Oggigiorno, tra le cause maggiori e più frequenti che inducono i coniugi a separarsi troviamo sicuramente il tradimento perpetrato da uno dei consorti, a seguito del quale – trattandosi di una violazione degli obblighi previsti all’ art. 143 c.c. – il coniuge “tradito” può richiedere al Giudice l’addebito della separazione unitamente all’assegno di mantenimento posto a carico del coniuge fedifrago.
Tuttavia, ai fini dell’addebito, è necessario che il tradimento (o ogni altra violazione dei doveri coniugali) sia stata la causa determinante che ha inevitabilmente condotto alla crisi della relazione matrimoniale.
In un procedimento di separazione dei coniugi, i Giudici della Corte d’Appello, in linea con la decisione del Tribunale circa l’affido condiviso dei figli minori con collocamento presso il padre, assegnatario della casa coniugale ed obbligato al mantenimento degli stessi, avevano rigettato, invece, la richiesta di addebito formulata dal marito a carico della moglie a seguito del tradimento da lui scoperto, rilevando che l’inosservanza dell’obbligo di fedeltà da parte della consorte non era stata determinante per la crisi coniugale avendo l’uomo dichiarato – all’udienza presidenziale – di essere disposto a conciliarsi con la moglie nonostante la relazione extraconiugale tessuta dalla stessa da più di otto mesi.
Il marito, al fine di vedere accogliere la richiesta di addebito posto a carico della moglie, aveva presentato allora ricorso avanti alla Corte di Cassazione, la quale con sentenza n. 16270 del 27.06.2013 aveva rigettato la richiesta di addebito della separazione a carico della moglie poiché non poteva configurarsi l’addebito in presenza soprattutto della disponibilità e volontà del marito di riconciliarsi con la donna.
A parere degli Ermellini, infatti, se “da un lato appare corretto orientare l’indagine nel senso di verificare se l’infedeltà della moglie ebbe effettiva incidenza causale sulla crisi del matrimonio, non va omesso di considerare che una generica affermazione di volontà di riconciliarsi, la quale di per sé non elide alla gravità del vulnus subito, e che, in ogni caso, costituisce un posterius rispetto alla proposizione della domanda di separazione, con richiesta di addebito, proprio per aver scoperto l’adulterio, in tanto può assumere valore in quanto determini un effettivo ristabilimento dell’armonia coniugale”.

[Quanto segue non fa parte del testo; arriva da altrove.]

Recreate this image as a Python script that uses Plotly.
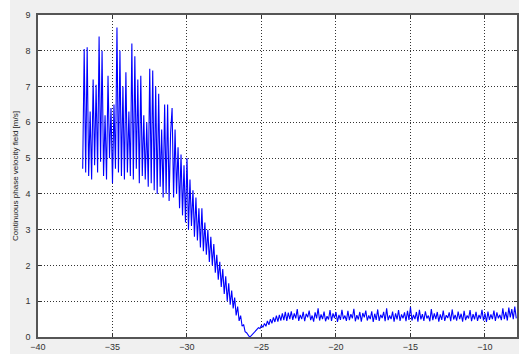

Tale sentenza, pertanto, conferma, ancora una volta, l’orientamento giurisprudenziale oramai consolidato che pone, quale presupposto per la richiesta di addebito della separazione, la necessaria presenza di un nesso causale tra la violazione dei doveri coniugali (la fedeltà) e la crisi del matrimonio, nesso che va accertato ogni volta verificando se la relazione extraconiugale intervenga in un menage familiare già seriamente compromesso o sia stata da sola sufficiente e determinante a porre fine al matrimonio.